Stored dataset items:
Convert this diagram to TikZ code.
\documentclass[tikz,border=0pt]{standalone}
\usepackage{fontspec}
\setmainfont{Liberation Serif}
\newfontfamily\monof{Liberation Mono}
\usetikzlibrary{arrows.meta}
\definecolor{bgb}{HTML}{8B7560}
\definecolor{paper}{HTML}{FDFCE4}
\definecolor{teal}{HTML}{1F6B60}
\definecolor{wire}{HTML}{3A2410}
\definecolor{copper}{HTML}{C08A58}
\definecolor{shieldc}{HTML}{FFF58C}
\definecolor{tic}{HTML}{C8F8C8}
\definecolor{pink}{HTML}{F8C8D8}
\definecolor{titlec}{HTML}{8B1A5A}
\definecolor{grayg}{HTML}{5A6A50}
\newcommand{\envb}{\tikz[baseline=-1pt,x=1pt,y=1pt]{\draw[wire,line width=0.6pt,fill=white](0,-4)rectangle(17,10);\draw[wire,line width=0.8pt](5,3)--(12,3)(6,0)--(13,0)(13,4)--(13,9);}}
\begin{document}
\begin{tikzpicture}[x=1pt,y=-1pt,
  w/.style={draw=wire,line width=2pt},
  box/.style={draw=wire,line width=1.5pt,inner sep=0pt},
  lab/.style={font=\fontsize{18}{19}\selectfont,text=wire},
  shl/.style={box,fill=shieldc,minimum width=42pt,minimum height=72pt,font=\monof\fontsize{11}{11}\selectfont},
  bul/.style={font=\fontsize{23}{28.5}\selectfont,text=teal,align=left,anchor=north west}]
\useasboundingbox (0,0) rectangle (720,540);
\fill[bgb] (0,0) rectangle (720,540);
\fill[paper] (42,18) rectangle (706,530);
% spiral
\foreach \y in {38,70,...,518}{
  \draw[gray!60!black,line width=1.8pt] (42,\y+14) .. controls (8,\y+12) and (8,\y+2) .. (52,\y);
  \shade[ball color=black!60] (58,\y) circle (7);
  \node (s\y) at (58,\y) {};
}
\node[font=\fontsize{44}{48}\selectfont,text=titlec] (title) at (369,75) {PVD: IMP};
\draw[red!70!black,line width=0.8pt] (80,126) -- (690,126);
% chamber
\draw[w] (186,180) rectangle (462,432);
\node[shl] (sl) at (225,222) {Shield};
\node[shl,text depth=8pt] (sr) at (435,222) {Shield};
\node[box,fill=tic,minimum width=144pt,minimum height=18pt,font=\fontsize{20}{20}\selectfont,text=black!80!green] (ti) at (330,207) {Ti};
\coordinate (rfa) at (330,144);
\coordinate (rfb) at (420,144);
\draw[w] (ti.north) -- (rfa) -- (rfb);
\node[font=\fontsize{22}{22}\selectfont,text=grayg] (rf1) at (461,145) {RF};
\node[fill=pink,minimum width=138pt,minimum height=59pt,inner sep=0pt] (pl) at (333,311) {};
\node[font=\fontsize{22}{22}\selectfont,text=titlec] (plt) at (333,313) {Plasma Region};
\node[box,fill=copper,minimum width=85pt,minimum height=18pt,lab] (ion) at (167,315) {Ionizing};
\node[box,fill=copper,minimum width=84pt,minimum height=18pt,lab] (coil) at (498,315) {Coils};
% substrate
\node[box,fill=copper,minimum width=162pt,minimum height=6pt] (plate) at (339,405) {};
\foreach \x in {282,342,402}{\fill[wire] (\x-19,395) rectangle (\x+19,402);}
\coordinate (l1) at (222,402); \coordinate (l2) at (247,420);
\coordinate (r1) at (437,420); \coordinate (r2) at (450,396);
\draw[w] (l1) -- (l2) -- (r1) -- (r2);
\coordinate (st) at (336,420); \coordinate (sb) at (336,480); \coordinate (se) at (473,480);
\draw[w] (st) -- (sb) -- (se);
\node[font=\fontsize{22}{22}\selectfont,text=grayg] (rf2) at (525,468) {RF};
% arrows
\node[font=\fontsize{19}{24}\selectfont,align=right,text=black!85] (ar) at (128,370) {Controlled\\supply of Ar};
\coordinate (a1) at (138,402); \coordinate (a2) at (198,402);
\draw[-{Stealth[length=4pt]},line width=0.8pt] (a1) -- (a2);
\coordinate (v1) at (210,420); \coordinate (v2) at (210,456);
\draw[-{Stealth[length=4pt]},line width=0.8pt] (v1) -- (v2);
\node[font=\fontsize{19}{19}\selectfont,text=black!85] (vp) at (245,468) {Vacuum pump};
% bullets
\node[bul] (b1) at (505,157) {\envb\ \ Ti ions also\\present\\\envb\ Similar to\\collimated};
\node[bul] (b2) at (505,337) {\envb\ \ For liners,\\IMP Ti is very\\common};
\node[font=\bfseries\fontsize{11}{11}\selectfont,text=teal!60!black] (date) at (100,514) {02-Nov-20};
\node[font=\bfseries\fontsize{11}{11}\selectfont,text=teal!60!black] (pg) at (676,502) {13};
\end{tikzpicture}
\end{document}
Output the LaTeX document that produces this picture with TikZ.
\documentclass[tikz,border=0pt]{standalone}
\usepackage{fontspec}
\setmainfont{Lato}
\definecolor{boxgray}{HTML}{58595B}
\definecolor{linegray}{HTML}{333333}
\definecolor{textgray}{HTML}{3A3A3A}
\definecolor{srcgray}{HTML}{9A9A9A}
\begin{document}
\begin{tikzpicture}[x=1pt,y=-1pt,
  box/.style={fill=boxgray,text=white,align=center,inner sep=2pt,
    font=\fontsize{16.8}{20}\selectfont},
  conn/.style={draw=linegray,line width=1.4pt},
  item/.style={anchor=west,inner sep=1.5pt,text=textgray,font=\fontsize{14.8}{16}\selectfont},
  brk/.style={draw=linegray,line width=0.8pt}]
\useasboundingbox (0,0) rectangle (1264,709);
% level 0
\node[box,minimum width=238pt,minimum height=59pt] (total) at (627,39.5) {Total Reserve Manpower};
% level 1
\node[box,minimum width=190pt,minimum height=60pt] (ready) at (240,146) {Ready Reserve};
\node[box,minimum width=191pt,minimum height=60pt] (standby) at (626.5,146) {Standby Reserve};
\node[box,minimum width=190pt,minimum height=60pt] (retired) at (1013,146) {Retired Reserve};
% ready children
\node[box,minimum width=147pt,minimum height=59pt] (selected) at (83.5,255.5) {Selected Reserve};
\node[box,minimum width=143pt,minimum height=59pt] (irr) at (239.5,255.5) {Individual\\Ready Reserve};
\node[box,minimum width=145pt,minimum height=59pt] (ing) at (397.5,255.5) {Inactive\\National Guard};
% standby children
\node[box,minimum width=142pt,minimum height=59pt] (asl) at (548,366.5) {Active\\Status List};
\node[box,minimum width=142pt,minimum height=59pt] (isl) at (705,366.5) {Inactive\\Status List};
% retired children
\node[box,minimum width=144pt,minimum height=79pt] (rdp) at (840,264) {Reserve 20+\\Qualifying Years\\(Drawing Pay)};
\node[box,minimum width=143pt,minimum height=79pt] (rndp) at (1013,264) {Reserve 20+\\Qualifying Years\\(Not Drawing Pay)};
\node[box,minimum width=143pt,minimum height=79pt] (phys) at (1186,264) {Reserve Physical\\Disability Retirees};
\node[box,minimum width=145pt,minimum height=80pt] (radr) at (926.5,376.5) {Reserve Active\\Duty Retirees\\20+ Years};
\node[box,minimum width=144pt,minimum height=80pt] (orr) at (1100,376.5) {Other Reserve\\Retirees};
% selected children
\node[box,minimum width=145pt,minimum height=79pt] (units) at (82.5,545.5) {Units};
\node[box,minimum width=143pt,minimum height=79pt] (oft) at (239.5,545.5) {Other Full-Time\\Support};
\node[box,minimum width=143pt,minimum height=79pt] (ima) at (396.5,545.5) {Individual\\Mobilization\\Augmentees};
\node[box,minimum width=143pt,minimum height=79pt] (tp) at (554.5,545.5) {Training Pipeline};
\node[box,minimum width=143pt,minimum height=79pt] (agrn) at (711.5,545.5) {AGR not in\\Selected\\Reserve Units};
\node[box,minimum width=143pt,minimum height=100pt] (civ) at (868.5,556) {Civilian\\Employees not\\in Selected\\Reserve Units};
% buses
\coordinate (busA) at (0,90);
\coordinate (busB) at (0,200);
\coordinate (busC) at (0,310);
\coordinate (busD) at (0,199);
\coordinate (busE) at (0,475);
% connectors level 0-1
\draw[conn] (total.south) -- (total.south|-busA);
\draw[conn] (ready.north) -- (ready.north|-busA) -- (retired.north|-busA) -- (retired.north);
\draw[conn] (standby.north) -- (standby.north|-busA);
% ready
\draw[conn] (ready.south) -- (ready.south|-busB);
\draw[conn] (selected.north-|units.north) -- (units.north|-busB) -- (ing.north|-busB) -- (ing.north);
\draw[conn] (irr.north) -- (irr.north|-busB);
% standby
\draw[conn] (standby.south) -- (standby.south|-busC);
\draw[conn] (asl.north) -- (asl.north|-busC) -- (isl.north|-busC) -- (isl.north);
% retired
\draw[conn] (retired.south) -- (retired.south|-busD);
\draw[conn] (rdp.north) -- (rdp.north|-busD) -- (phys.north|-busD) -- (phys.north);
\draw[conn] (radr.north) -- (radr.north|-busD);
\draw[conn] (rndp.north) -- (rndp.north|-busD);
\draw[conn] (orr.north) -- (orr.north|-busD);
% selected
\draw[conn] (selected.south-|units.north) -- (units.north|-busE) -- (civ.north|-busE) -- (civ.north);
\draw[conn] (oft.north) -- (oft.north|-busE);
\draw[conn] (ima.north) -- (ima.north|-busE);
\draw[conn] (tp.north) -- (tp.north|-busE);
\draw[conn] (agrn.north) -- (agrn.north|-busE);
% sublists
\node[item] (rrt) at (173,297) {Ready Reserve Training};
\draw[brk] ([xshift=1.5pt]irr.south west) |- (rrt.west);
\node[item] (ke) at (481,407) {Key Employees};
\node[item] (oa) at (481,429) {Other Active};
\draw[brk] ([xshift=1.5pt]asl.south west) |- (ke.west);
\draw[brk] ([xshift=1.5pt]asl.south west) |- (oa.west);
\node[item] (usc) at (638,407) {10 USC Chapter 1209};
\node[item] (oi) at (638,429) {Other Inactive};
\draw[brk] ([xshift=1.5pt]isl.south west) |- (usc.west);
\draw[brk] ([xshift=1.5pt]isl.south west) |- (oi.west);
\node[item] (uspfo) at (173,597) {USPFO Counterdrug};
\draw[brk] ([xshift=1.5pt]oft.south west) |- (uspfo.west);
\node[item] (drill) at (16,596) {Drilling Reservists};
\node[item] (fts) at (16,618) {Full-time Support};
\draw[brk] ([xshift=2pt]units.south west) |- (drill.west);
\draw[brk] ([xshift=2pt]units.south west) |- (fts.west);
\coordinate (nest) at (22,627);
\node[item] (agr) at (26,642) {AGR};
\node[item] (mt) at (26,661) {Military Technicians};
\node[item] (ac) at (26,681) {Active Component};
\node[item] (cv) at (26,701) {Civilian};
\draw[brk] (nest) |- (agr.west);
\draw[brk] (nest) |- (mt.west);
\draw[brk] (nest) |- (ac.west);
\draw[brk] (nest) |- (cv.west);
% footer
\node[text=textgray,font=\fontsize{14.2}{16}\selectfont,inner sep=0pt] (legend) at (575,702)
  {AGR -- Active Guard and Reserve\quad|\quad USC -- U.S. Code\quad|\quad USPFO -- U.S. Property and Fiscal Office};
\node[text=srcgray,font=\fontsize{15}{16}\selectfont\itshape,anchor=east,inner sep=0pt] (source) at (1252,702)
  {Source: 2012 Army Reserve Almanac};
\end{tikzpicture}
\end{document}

...

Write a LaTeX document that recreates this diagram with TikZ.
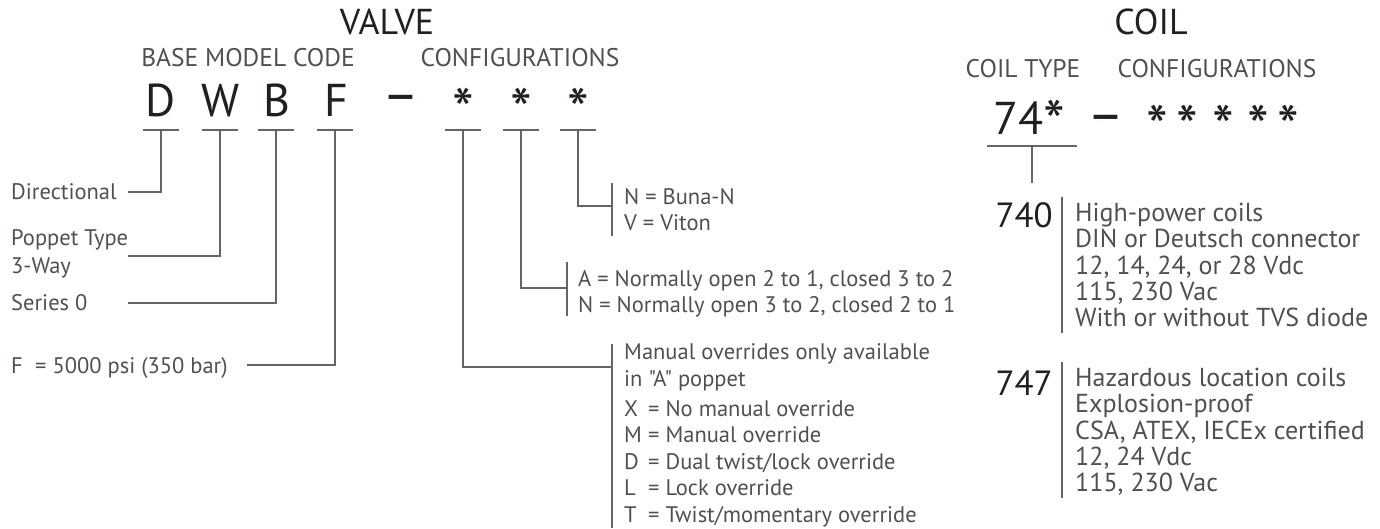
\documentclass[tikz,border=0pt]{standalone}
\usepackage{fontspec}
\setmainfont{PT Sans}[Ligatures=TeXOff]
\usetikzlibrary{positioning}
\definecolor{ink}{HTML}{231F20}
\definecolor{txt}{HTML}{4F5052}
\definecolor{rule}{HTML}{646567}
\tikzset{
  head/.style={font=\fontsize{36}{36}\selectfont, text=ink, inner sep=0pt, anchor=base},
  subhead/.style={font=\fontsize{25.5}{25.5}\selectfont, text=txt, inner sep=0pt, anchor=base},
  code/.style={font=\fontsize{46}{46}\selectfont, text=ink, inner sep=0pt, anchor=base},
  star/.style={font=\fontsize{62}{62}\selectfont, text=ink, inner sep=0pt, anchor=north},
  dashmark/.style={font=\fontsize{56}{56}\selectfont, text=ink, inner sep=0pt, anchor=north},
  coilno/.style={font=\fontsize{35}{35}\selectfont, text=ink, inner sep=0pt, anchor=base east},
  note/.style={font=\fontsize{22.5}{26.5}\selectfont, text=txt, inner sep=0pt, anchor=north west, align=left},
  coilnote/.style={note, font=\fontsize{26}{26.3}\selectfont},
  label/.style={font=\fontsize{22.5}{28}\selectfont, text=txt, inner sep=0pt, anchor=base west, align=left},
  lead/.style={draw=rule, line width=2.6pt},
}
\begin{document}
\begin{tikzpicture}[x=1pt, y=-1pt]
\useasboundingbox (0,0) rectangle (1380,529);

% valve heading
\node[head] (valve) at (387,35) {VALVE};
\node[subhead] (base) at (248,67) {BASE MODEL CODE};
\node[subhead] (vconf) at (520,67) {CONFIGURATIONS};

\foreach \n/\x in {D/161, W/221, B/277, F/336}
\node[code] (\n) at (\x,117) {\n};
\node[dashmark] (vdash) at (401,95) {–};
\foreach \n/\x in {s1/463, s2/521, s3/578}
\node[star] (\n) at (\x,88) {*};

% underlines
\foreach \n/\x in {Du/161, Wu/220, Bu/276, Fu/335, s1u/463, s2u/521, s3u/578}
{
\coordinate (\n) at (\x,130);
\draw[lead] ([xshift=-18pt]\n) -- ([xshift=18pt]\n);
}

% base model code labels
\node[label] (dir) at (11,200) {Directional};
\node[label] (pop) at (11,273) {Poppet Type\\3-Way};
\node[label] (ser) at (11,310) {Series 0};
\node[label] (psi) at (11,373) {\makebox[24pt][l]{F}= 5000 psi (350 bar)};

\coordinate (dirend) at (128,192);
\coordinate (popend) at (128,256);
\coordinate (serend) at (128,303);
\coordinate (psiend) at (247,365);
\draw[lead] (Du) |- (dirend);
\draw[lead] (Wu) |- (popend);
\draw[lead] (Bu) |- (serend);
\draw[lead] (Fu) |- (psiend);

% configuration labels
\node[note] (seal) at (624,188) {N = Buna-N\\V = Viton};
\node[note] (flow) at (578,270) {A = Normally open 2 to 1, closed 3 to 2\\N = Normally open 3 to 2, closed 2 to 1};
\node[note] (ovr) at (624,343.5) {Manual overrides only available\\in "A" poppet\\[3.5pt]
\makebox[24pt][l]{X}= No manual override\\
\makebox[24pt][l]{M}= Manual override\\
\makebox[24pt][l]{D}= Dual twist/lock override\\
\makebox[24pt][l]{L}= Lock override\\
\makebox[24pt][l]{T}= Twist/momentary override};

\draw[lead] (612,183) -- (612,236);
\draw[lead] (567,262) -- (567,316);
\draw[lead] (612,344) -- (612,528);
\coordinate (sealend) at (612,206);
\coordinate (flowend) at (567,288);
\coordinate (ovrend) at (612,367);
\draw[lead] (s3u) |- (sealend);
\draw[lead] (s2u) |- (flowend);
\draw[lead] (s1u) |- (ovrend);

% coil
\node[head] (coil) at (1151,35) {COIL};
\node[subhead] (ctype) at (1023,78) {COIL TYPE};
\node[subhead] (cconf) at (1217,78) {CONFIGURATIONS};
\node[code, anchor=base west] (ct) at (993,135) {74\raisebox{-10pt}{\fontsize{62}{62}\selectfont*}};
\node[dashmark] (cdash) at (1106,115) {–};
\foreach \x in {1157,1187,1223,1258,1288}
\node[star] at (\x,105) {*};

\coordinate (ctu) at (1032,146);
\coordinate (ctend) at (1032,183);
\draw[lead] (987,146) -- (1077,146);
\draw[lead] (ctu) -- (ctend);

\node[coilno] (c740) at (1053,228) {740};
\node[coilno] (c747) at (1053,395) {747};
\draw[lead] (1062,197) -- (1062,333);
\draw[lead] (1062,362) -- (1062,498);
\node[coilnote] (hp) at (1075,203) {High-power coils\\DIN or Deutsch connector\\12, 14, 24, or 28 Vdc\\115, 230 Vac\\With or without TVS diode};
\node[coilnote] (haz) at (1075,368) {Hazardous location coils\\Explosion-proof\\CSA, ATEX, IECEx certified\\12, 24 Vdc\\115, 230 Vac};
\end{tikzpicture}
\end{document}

...

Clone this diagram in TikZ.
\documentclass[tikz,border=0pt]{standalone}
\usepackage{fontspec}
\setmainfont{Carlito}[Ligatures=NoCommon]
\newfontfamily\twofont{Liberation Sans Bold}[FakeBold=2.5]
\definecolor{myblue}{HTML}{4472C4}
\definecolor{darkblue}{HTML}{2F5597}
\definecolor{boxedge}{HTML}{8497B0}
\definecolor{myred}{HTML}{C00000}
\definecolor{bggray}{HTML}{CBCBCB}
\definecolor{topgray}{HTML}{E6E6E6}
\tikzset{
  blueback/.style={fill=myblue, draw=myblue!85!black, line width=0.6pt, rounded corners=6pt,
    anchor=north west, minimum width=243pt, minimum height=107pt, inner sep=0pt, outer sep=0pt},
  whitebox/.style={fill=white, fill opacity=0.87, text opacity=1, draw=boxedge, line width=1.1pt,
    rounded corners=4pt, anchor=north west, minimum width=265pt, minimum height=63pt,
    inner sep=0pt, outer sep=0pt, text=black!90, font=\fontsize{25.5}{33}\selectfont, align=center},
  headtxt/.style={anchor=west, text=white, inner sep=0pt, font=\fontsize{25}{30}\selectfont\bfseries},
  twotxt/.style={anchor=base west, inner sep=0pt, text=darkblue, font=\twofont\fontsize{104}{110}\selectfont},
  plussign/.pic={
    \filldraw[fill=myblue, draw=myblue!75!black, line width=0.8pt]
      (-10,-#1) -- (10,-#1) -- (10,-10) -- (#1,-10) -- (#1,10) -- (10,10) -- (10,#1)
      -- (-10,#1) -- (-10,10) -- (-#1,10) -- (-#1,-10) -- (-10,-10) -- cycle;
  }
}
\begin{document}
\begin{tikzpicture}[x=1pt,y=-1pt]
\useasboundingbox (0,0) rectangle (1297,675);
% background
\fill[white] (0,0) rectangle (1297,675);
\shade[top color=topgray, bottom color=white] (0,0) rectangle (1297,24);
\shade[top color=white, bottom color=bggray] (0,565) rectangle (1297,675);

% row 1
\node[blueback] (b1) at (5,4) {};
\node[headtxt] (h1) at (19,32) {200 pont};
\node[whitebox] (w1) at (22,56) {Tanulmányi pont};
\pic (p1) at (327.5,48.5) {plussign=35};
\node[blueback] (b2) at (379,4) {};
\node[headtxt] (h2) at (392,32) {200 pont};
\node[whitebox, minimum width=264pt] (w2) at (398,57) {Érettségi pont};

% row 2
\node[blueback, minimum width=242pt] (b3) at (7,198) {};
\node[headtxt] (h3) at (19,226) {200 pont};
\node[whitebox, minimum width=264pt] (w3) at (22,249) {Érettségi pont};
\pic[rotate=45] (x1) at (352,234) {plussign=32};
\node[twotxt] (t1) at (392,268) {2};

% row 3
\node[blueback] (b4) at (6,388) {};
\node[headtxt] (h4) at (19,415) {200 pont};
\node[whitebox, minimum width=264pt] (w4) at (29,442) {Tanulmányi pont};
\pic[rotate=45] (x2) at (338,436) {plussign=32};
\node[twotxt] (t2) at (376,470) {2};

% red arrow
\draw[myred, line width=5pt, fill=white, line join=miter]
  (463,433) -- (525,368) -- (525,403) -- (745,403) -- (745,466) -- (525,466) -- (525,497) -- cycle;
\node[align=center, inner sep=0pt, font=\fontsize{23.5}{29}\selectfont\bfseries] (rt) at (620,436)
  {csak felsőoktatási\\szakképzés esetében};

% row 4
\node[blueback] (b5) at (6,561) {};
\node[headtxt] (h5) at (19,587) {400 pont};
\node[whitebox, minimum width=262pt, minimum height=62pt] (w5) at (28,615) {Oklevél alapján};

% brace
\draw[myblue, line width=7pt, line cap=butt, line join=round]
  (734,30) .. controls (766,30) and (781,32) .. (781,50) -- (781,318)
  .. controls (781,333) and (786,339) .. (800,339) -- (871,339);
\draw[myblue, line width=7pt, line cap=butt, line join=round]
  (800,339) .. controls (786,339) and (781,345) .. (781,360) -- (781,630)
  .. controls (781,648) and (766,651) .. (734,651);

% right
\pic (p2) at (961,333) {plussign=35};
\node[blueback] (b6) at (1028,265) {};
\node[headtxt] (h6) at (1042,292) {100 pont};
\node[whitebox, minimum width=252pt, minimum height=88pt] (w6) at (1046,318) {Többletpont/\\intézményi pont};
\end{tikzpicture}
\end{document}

● Set problem:
Do not include pictures. Give again exactly the lines starting at the one with "Write a LaTeX" and ending at the one with "(Fu) |- (psiend);", both included.

● Answer to the task:
Write a LaTeX document that recreates this diagram with TikZ.
\documentclass[tikz,border=0pt]{standalone}
\usepackage{fontspec}
\setmainfont{PT Sans}[Ligatures=TeXOff]
\usetikzlibrary{positioning}
\definecolor{ink}{HTML}{231F20}
\definecolor{txt}{HTML}{4F5052}
\definecolor{rule}{HTML}{646567}
\tikzset{
  head/.style={font=\fontsize{36}{36}\selectfont, text=ink, inner sep=0pt, anchor=base},
  subhead/.style={font=\fontsize{25.5}{25.5}\selectfont, text=txt, inner sep=0pt, anchor=base},
  code/.style={font=\fontsize{46}{46}\selectfont, text=ink, inner sep=0pt, anchor=base},
  star/.style={font=\fontsize{62}{62}\selectfont, text=ink, inner sep=0pt, anchor=north},
  dashmark/.style={font=\fontsize{56}{56}\selectfont, text=ink, inner sep=0pt, anchor=north},
  coilno/.style={font=\fontsize{35}{35}\selectfont, text=ink, inner sep=0pt, anchor=base east},
  note/.style={font=\fontsize{22.5}{26.5}\selectfont, text=txt, inner sep=0pt, anchor=north west, align=left},
  coilnote/.style={note, font=\fontsize{26}{26.3}\selectfont},
  label/.style={font=\fontsize{22.5}{28}\selectfont, text=txt, inner sep=0pt, anchor=base west, align=left},
  lead/.style={draw=rule, line width=2.6pt},
}
\begin{document}
\begin{tikzpicture}[x=1pt, y=-1pt]
\useasboundingbox (0,0) rectangle (1380,529);

% valve heading
\node[head] (valve) at (387,35) {VALVE};
\node[subhead] (base) at (248,67) {BASE MODEL CODE};
\node[subhead] (vconf) at (520,67) {CONFIGURATIONS};

\foreach \n/\x in {D/161, W/221, B/277, F/336}
\node[code] (\n) at (\x,117) {\n};
\node[dashmark] (vdash) at (401,95) {–};
\foreach \n/\x in {s1/463, s2/521, s3/578}
\node[star] (\n) at (\x,88) {*};

% underlines
\foreach \n/\x in {Du/161, Wu/220, Bu/276, Fu/335, s1u/463, s2u/521, s3u/578}
{
\coordinate (\n) at (\x,130);
\draw[lead] ([xshift=-18pt]\n) -- ([xshift=18pt]\n);
}

% base model code labels
\node[label] (dir) at (11,200) {Directional};
\node[label] (pop) at (11,273) {Poppet Type\\3-Way};
\node[label] (ser) at (11,310) {Series 0};
\node[label] (psi) at (11,373) {\makebox[24pt][l]{F}= 5000 psi (350 bar)};

\coordinate (dirend) at (128,192);
\coordinate (popend) at (128,256);
\coordinate (serend) at (128,303);
\coordinate (psiend) at (247,365);
\draw[lead] (Du) |- (dirend);
\draw[lead] (Wu) |- (popend);
\draw[lead] (Bu) |- (serend);
\draw[lead] (Fu) |- (psiend);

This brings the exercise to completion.